Most businesses hire at least some independent contractors. Since you’ll probably need to issue far fewer Forms 1099-MISC than W-2s, it’s easier to get the ball rolling on your 1099-MISC year-end procedures. Here’s what you need to know.

Form 1099-K. If you’ve paid for independent contractors’ services with a credit card, debit card, gift card or used another electronic payment medium (e.g., PayPal), you no longer need to send them Forms 1099-MISC. Instead, the payment settlement entity (usually the bank that’s contractually obligated to pay the payee) sends them Form 1099-K.

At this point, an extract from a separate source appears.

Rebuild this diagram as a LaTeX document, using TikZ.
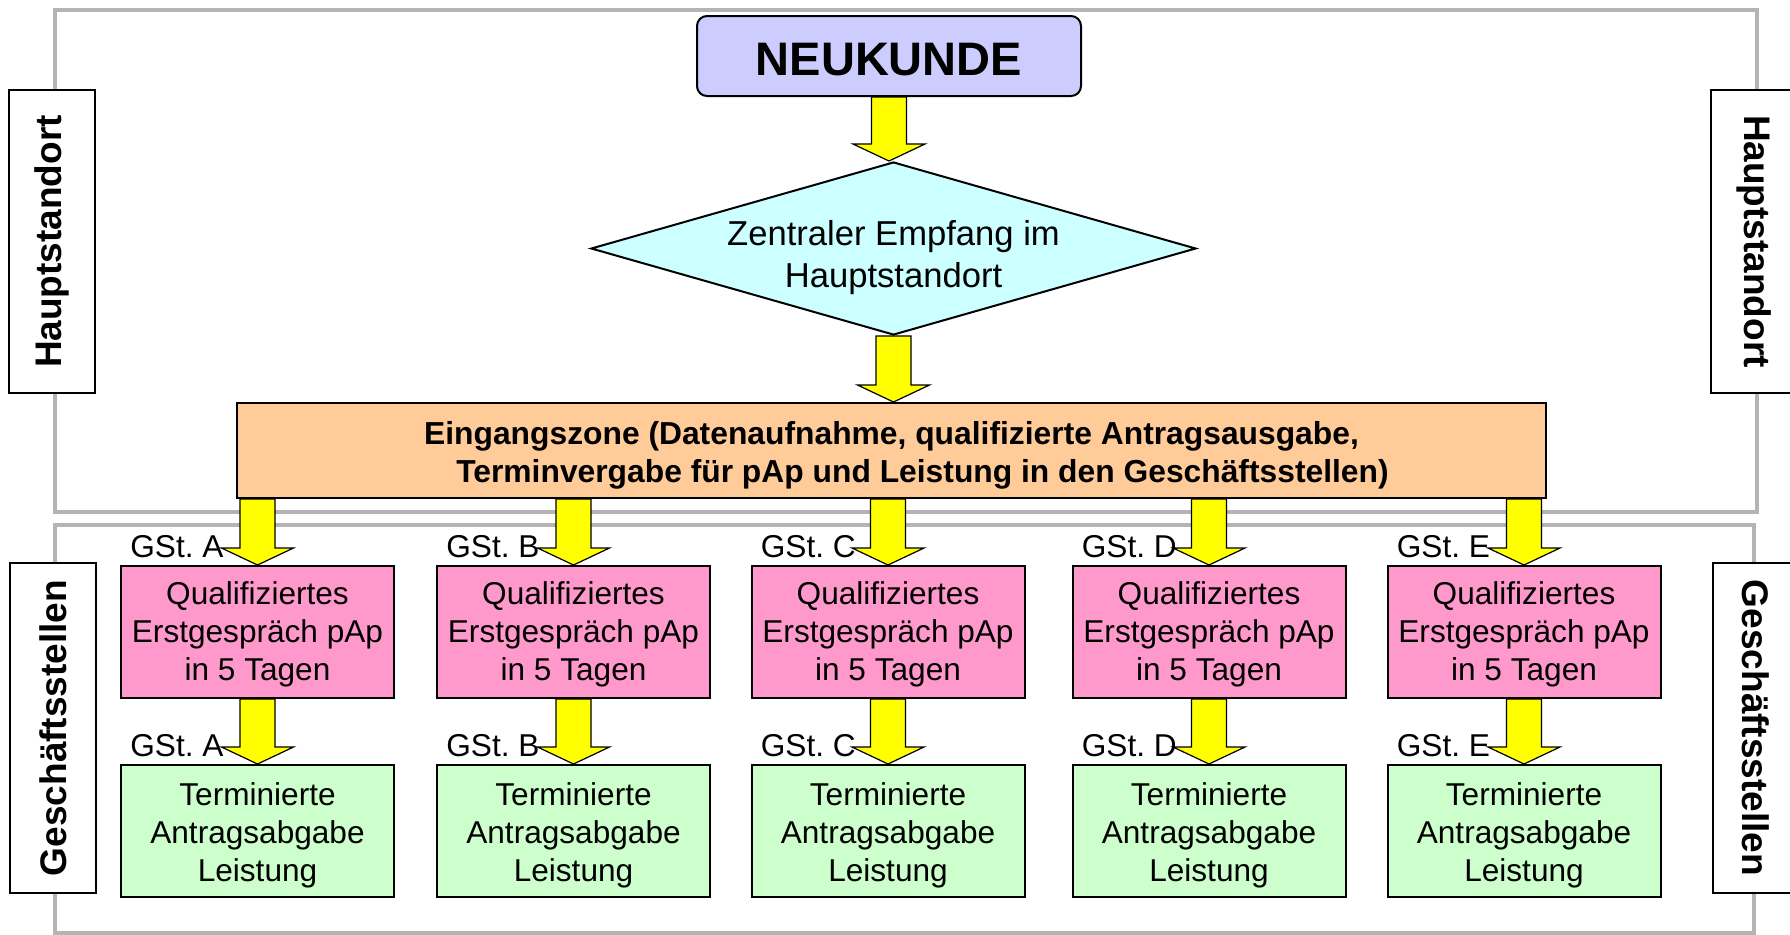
\documentclass[tikz,border=0pt]{standalone}
\usepackage{fontspec}
\setmainfont{Liberation Sans}
\usetikzlibrary{shapes.geometric,calc}
\frenchspacing

\definecolor{kundeblau}{HTML}{CCCCFF}
\definecolor{empfangtuerkis}{HTML}{CCFFFF}
\definecolor{eingangorange}{HTML}{FFCC99}
\definecolor{gesprrosa}{HTML}{FF99CC}
\definecolor{abgabegruen}{HTML}{CCFFCC}
\definecolor{pfeilgelb}{HTML}{FFFF00}
\definecolor{rahmengrau}{HTML}{B4B4B4}

\tikzset{
  kasten/.style={draw=black, line width=1pt, inner sep=0pt, align=center},
  kunde/.style={kasten, fill=kundeblau, rounded corners=5pt,
    minimum width=192pt, minimum height=40pt,
    font=\fontsize{23.5}{28}\selectfont\bfseries},
  empfang/.style={kasten, diamond, aspect=3.5, fill=empfangtuerkis,
    minimum width=302.5pt, minimum height=86.5pt},
  empfangtext/.style={inner sep=0pt, align=center, yshift=-4.5pt,
    font=\fontsize{17.3}{21}\selectfont},
  eingang/.style={kasten, fill=eingangorange,
    minimum width=654.5pt, minimum height=47.5pt,
    font=\fontsize{15.9}{19}\selectfont\bfseries},
  gespraech/.style={kasten, fill=gesprrosa,
    minimum width=136.5pt, minimum height=66pt,
    font=\fontsize{15.8}{19}\selectfont},
  abgabe/.style={kasten, fill=abgabegruen,
    minimum width=136.5pt, minimum height=66pt,
    font=\fontsize{15.8}{19}\selectfont},
  seite/.style={kasten, fill=white, minimum height=43pt,
    font=\fontsize{18.5}{22}\selectfont\bfseries},
  gst/.style={inner sep=0pt, anchor=base west, font=\fontsize{15.8}{19}\selectfont},
  rahmen/.style={draw=rahmengrau, line width=2pt},
  pfeil/.style={fill=pfeilgelb, draw=black, line width=0.6pt, line join=miter}
}

% dicker gelber Pfeil von #1 (oben) nach #2 (Spitze)
\newcommand{\gelbpfeil}[2]{%
  \filldraw[pfeil] let \p1=(#1), \p2=(#2) in
    (\x1-8.75pt,\y1) -- (\x1+8.75pt,\y1) -- (\x1+8.75pt,\y2+8.5pt)
    -- (\x1+18pt,\y2+8.5pt) -- (\x1,\y2) -- (\x1-18pt,\y2+8.5pt)
    -- (\x1-8.75pt,\y2+8.5pt) -- cycle;}

\begin{document}
\begin{tikzpicture}[x=0.5pt,y=-0.5pt]%
\useasboundingbox (0,0) rectangle (1790,934);%
\clip (0,0) rectangle (1790,934);%
%
% Rahmen Hauptstandort / Geschaeftsstellen
\draw[rahmen] (55,10) rectangle (1757,512);%
\draw[rahmen] (55,525) rectangle (1754,933);%
%
% Seitenbeschriftungen
\node[seite, rotate=90, minimum width=151.5pt] (hsl) at (52,241.5) {Hauptstandort};%
\node[seite, rotate=-90, minimum width=151.5pt] (hsr) at (1754,241.5) {Hauptstandort};%
\node[seite, rotate=90, minimum width=165pt] (gsl) at (53,728) {Geschäftsstellen};%
\node[seite, rotate=-90, minimum width=165pt] (gsr) at (1756,728) {Geschäftsstellen};%
%
% Hauptstandort
\node[kunde] (neu) at (889,56) {\rule{0pt}{20pt}NEUKUNDE};%
\node[empfang, label={[empfangtext]center:Zentraler Empfang im\\Hauptstandort}] (emp) at (893.5,248.5) {};%
\node[eingang] (ein) at (891.5,450.5) {\rule{0pt}{16.5pt}Eingangszone (Datenaufnahme, qualifizierte Antragsausgabe,\\\hspace*{31pt}Terminvergabe für pAp und Leistung in den Geschäftsstellen)};%
\gelbpfeil{neu.south}{emp.north}%
\gelbpfeil{emp.south}{ein.north}%
%
% Geschaeftsstellen A bis E
\foreach \gs/\xpos in {A/257.5, B/573.5, C/888, D/1209, E/1524} {%
  \node[gespraech] (q\gs) at (\xpos,632) {\rule{0pt}{14pt}Qualifiziertes\\Erstgespräch pAp\\in 5 Tagen};%
  \node[abgabe] (t\gs) at (\xpos,831) {\rule{0pt}{15.5pt}Terminierte\\Antragsabgabe\\Leistung};%
  \node[gst] (lq\gs) at ($(q\gs.north west)+(10,-8)$) {GSt. \gs};%
  \node[gst] (lt\gs) at ($(t\gs.north west)+(10,-8)$) {GSt. \gs};%
  \gelbpfeil{ein.south -| q\gs.north}{q\gs.north}%
  \gelbpfeil{q\gs.south}{t\gs.north}%
}%
%
\end{tikzpicture}
\end{document}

TIN truncation. Earlier this year, the IRS announced it is extending the Taxpayer Identification Number (TIN) truncation pilot program through 2012 (i.e., for 1099s that are filed in 2013). Payees’ TINs may be truncated on their paper copies only; forms filed with the IRS must contain their full TINs. Under the truncation procedure, the first five digits are replaced with either asterisks or Xs: ***-**-1234 or XXX-XX-1234.

Year-end to-do list. If you paid noncorporate service providers at least $600 in cash for services this year, you must provide them with Form 1099-MISC by Jan. 31, 2012. Forms may be provided to recipients electronically, if they consent. Don’t overlook these potential recipients:

  • Outside accountants and lawyers
  • Auto mechanics and service stations that repair company cars
  • Plumbers, electricians, painters, carpenters, tech consultants or office cleaners
  • Equipment lessors and repair people
  • Office and company car lessors.

INK ON INC: The words “Corporation,” “Corp.,” “Incorporated” or “Inc.” on service pro­viders’ letterheads, business cards or invoices mean they’re corporations, so no 1099-MISC reporting is necessary. Hitch: If “Company” or “LLC” is used, you’re not off the 1099 hook. You must also provide forms to sole proprietorships, partnerships and attorneys who do business as corporations.

Bottom line: You can’t go wrong sending out more 1099s than are required, but you set yourself up for penalties by sending out fewer.